3
votes

I have a partitioned table in BigQuery to store user events, which has following schema,

user_id - String, Required
event_time - DateTime, Required
country - String, Nullable
_PARTITIONTIME - event occurred date

Above table holds two years worth of data (means 730 partitions).

For some reason I would like to change the data type from DateTime to Timestamp. I found a similar questions here and here, those are working fine for non-partitioned table. But in my case, I have partitioned table so I need to retain the value _PARTITIONTIME as such.

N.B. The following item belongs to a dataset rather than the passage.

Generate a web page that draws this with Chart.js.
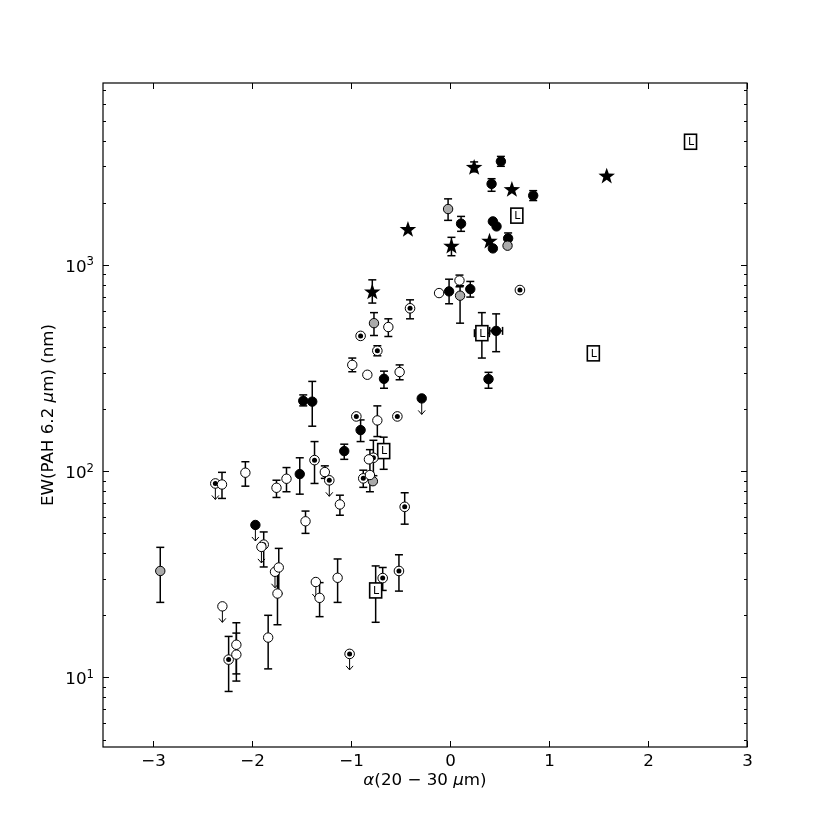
<!DOCTYPE html>
<html lang="en">
<head>
<meta charset="UTF-8">
<title>EW(PAH 6.2 um) vs alpha(20-30 um)</title>
<script src="https://cdn.jsdelivr.net/npm/chart.js"></script>
<style>
  body { margin: 0; background: #fff; }
  .chart-box { width: 830px; height: 830px; }
</style>
</head>
<body>

<div class="chart-box"><canvas id="pahChart"></canvas></div>

<script>
  // rows: [alpha, EW, EW low, EW high, alpha error]  (null = no bar)
  const blackPts = [
    [0.516, 3170, 3000, 3350], [0.422, 2465, 2270, 2612], [0.842, 2163, 2047, 2286],
    [0.114, 1581, 1452, 1715], [0.435, 1622, null, null], [0.472, 1534, null, null],
    [0.589, 1342, 1260, 1426], [0.435, 1200, null, null], [-0.007, 743, 647, 851],
    [0.207, 762, 697, 830], [0.468, 478, 379, 578, 0.065], [-0.664, 280, 252, 305],
    [0.391, 279, 252, 301], [-1.479, 219, 207, 234], [-1.388, 217, 165, 272],
    [-0.900, 158, 139, 177], [-1.065, 125, 114, 135], [-1.514, 96.7, 77.3, 116]
  ];
  const blackLimits = [[-0.283, 225], [-1.962, 54.8]];

  const greyPts = [
    [-0.017, 1862, 1641, 2086], [0.583, 1237, null, null], [0.104, 708, 521, 791],
    [-0.765, 521, 454, 586], [-0.776, 89.3, null, null], [-2.922, 32.8, 23.1, 42.7]
  ];

  const openPts = [
    [-0.108, 729, null, null], [0.098, 839, 782, 891], [-0.620, 499, 449, 547],
    [-0.984, 327, 303, 353], [-0.832, 293, null, null], [-0.506, 302, 277, 327],
    [-0.731, 176, 147, 207], [-0.816, 114, null, null], [-0.806, 95.7, 79.4, 127],
    [-1.261, 98.9, 92.2, 106], [-1.648, 91.8, 79.4, 104], [-1.749, 83.0, 74.5, 90.3],
    [-2.063, 98.2, 84.5, 111], [-2.299, 86.1, 73.7, 98.6], [-1.109, 68.9, 61.1, 76.4],
    [-1.456, 57.1, 49.9, 64.0], [-1.726, 34.1, 25.5, 42.2], [-1.739, 25.5, 18.0, 34.1],
    [-2.154, 14.4, 10.4, 16.4], [-2.154, 12.9, 9.6, 18.4], [-1.833, 15.6, 11.0, 20.0],
    [-1.314, 24.3, 19.7, 28.8], [-1.132, 30.4, 23.1, 37.5]
  ];
  const openLimits = [[-1.901, 42.9], [-1.764, 32.5], [-2.295, 22.1], [-1.352, 29.0]];

  const dotPts = [
    [0.708, 754, null, null], [-0.401, 615, 547, 676], [-0.900, 452, null, null],
    [-0.731, 383, 362, 405], [-0.943, 184, null, null], [-0.529, 184, null, null],
    [-0.771, 116, 95, 141], [-0.873, 92.2, 83.4, 101], [-1.365, 113, 87.1, 139],
    [-0.455, 67.1, 55.3, 78.5], [-1.878, 44.0, 34.3, 50.7], [-2.232, 12.2, 8.55, 15.8],
    [-0.677, 30.3, 26.4, 34.1], [-0.513, 32.8, 26.2, 39.3]
  ];
  const dotLimits = [[-1.216, 90.2], [-2.366, 87.1], [-1.011, 13.0]];

  const starPts = [
    [0.246, 2980, 2820, 3150], [0.627, 2328, null, null], [-0.422, 1490, null, null],
    [0.017, 1237, 1106, 1358], [0.401, 1308, null, null], [-0.782, 742, 652, 845],
    [1.584, 2705, null, null]
  ];

  const lboxPts = [
    [2.430, 3945, null, null], [0.677, 1730, null, null], [0.324, 466, 353, 586, 0.075],
    [1.449, 372, null, null], [-0.667, 125, 102, 146], [-0.748, 26.4, 18.5, 34.7]
  ];

  const xTicks = [-3, -2, -1, 0, 1, 2, 3];
  const yTicks = [10, 100, 1000];
  const FONT = "'DejaVu Sans', sans-serif";

  function toXY(rows) { return rows.map(r => ({ x: r[0], y: r[1] })); }

  function circleSet(rows, fill, limit) {
    return {
      data: toXY(rows), rows: rows, limit: limit,
      pointStyle: 'circle', pointRadius: 4.7,
      backgroundColor: fill, borderColor: '#000', borderWidth: 1
    };
  }
  // marker drawn by the markers plugin at the library's point positions
  function customSet(rows, kind, limit) {
    return { data: toXY(rows), rows: rows, limit: limit, kind: kind, pointRadius: 0 };
  }

  const shapes = {
    dot(ctx, x, y) {
      ctx.beginPath(); ctx.arc(x, y, 4.8, 0, Math.PI * 2);
      ctx.fillStyle = '#fff'; ctx.fill();
      ctx.lineWidth = 1; ctx.strokeStyle = '#000'; ctx.stroke();
      ctx.beginPath(); ctx.arc(x, y, 2.5, 0, Math.PI * 2);
      ctx.fillStyle = '#000'; ctx.fill();
    },
    star(ctx, x, y) {
      ctx.beginPath();
      for (let i = 0; i < 10; i++) {
        const r = i % 2 ? 3.5 : 8.7;
        const a = -Math.PI / 2 + i * Math.PI / 5;
        ctx.lineTo(x + r * Math.cos(a), y + 0.8 + r * Math.sin(a));
      }
      ctx.closePath();
      ctx.fillStyle = '#000'; ctx.fill();
    },
    lbox(ctx, x, y) {
      ctx.fillStyle = '#fff';
      ctx.fillRect(x - 6, y - 7.5, 12, 15);
      ctx.lineWidth = 1.6; ctx.strokeStyle = '#000';
      ctx.strokeRect(x - 6, y - 7.5, 12, 15);
      ctx.fillStyle = '#000';
      ctx.font = '11px ' + FONT;
      ctx.textAlign = 'center'; ctx.textBaseline = 'middle';
      ctx.fillText('L', x + 0.5, y + 0.5);
    }
  };

  const markers = {
    id: 'markers',
    afterDatasetDraw(chart, args) {
      const ds = chart.data.datasets[args.index];
      if (!ds.kind) return;
      const ctx = chart.ctx;
      ctx.save();
      args.meta.data.forEach(pt => shapes[ds.kind](ctx, pt.x, pt.y));
      ctx.restore();
    }
  };

  // error bars and upper-limit arrows, drawn under the markers
  const errorBars = {
    id: 'errorBars',
    beforeDatasetsDraw(chart) {
      const { ctx, scales: { x, y } } = chart;
      ctx.save();
      ctx.strokeStyle = '#000';
      const seg = (a, b, c, d) => { ctx.beginPath(); ctx.moveTo(a, b); ctx.lineTo(c, d); ctx.stroke(); };
      chart.data.datasets.forEach(ds => {
        ds.rows.forEach(r => {
          const cx = x.getPixelForValue(r[0]), cy = y.getPixelForValue(r[1]);
          ctx.lineWidth = 1.5;
          if (r[2] != null) {
            const y0 = y.getPixelForValue(r[2]), y1 = y.getPixelForValue(r[3]);
            seg(cx, y0, cx, y1); seg(cx - 4, y0, cx + 4, y0); seg(cx - 4, y1, cx + 4, y1);
          }
          if (r[4]) {
            const x0 = x.getPixelForValue(r[0] - r[4]), x1 = x.getPixelForValue(r[0] + r[4]);
            seg(x0, cy, x1, cy); seg(x0, cy - 4, x0, cy + 4); seg(x1, cy - 4, x1, cy + 4);
          }
          if (ds.limit) {
            ctx.lineWidth = 1;
            seg(cx, cy, cx, cy + 16);
            seg(cx - 3.5, cy + 12, cx, cy + 16); seg(cx + 3.5, cy + 12, cx, cy + 16);
          }
        });
      });
      ctx.restore();
    }
  };

  function drawParts(ctx, parts, cx, by) {
    let total = 0;
    parts.forEach(p => { ctx.font = p[1]; total += ctx.measureText(p[0]).width; });
    let px = cx - total / 2;
    ctx.textAlign = 'left';
    parts.forEach(p => { ctx.font = p[1]; ctx.fillText(p[0], px, by); px += ctx.measureText(p[0]).width; });
  }

  // frame, inward ticks, tick labels and axis titles
  const axesDeco = {
    id: 'axesDeco',
    afterDraw(chart) {
      const { ctx, chartArea: a, scales: { x, y } } = chart;
      ctx.save();
      ctx.strokeStyle = '#000';
      ctx.fillStyle = '#000';
      ctx.lineWidth = 1.2;
      ctx.strokeRect(a.left, a.top, a.right - a.left, a.bottom - a.top);
      ctx.lineWidth = 1;
      const seg = (p, q, r, s) => { ctx.beginPath(); ctx.moveTo(p, q); ctx.lineTo(r, s); ctx.stroke(); };

      ctx.font = '16.7px ' + FONT;
      ctx.textAlign = 'center';
      ctx.textBaseline = 'alphabetic';
      xTicks.forEach(t => {
        const px = Math.round(x.getPixelForValue(t)) + 0.5;
        seg(px, a.bottom, px, a.bottom - 6);
        seg(px, a.top, px, a.top + 6);
        ctx.fillText(t < 0 ? '\u2212' + Math.abs(t) : String(t), px, a.bottom + 19);
      });

      for (let d = 1; d <= 1000; d *= 10) {
        for (let m = 1; m <= 9; m++) {
          const v = d * m;
          if (v < y.min || v > y.max) continue;
          const py = Math.round(y.getPixelForValue(v)) + 0.5;
          const len = m === 1 ? 6 : 3;
          seg(a.left, py, a.left + len, py);
          seg(a.right, py, a.right - len, py);
        }
      }
      yTicks.forEach(t => {
        const py = y.getPixelForValue(t);
        const sup = String(Math.round(Math.log10(t)));
        ctx.font = '11.7px ' + FONT;
        const sw = ctx.measureText(sup).width;
        ctx.textAlign = 'right';
        ctx.fillText(sup, a.left - 9, py + 0.5);
        ctx.font = '16.7px ' + FONT;
        ctx.fillText('10', a.left - 9 - sw, py + 7);
      });

      ctx.textBaseline = 'alphabetic';
      const n = '16.7px ' + FONT, it = 'italic 16.7px ' + FONT;
      drawParts(ctx, [['\u03b1', it], ['(20 \u2212 30 ', n], ['\u03bc', it], ['m)', n]], 425, 785);

      ctx.translate(53, 415);
      ctx.rotate(-Math.PI / 2);
      drawParts(ctx, [['EW(PAH 6.2 ', n], ['\u03bc', it], ['m) (nm)', n]], 0, 0);
      ctx.restore();
    }
  };

  new Chart(document.getElementById('pahChart'), {
    type: 'scatter',
    data: {
      datasets: [
        circleSet(openPts, '#fff', false),
        circleSet(openLimits.map(r => [r[0], r[1], null, null]), '#fff', true),
        customSet(dotPts, 'dot', false),
        customSet(dotLimits.map(r => [r[0], r[1], null, null]), 'dot', true),
        circleSet(greyPts, '#aaaaaa', false),
        circleSet(blackPts, '#000', false),
        circleSet(blackLimits.map(r => [r[0], r[1], null, null]), '#000', true),
        customSet(starPts, 'star', false),
        customSet(lboxPts, 'lbox', false)
      ]
    },
    options: {
      responsive: true,
      maintainAspectRatio: false,
      animation: false,
      layout: { padding: { left: 103, right: 83, top: 83, bottom: 83 } },
      plugins: { legend: { display: false }, tooltip: { enabled: false } },
      scales: {
        x: { type: 'linear', min: -3.5, max: 3, display: false },
        y: { type: 'logarithmic', min: 4.6, max: 7600, display: false }
      }
    },
    plugins: [errorBars, markers, axesDeco]
  });
</script>

</body>
</html>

After some research I found, running the following query with Destination Table as table_name$20180126 seems to achieve my goal for a single partition,

SELECT user_id, CAST(event_time AS TIMESTAMP) AS event_time, country from [project-id:data_set.table_name] WHERE _PARTITIONTIME >= "2018-01-26 00:00:00" AND _PARTITIONTIME < "2018-01-27 00:00:00"

But the problem is, I have 730 partition for a table (similarly I have 10 more table like this), running above query one by one in web console or through API or through BQ command line will take ages. Is there is any other better way to achieve the use case with minimal work effort?

1
Although DDL has been recently launched it only support Create and Delete syntax. No update yet. Scripting this as you mentioned, is the way to go. It should not take forever as you can issue multiple one in parallel.Pentium10
@Pentium10 - if scripted, does that mean 730 full table scans ($$$) ?Graham Polley
@GrahamPolley Do you suggest any other approach?Jaya Ananthram
I'm thinking you could use Dataflow or Mikhails approach over here (slightly tweaked of course): stackoverflow.com/questions/38993877/…Graham Polley
Could you patch your table with a new column. Run an update statement to populate the new column. Eventually rewrite the table by removing the old column(either keep it). cloud.google.com/bigquery/docs/reference/rest/v2/tables/patchPentium10

1 Answers

1
votes

There has been a lot of discussion in the comments, but I want to highlight two things.

  1. As of today you can create partitioned tables using an existing column TIMESTAMP or DATETIME type as the partition definer.

  2. Also there is a guide pubished for Manually Changing Table Schemas

You may want to read both recommendations especially the first one come handy to you, and you would choose reloading data for lots of benefits.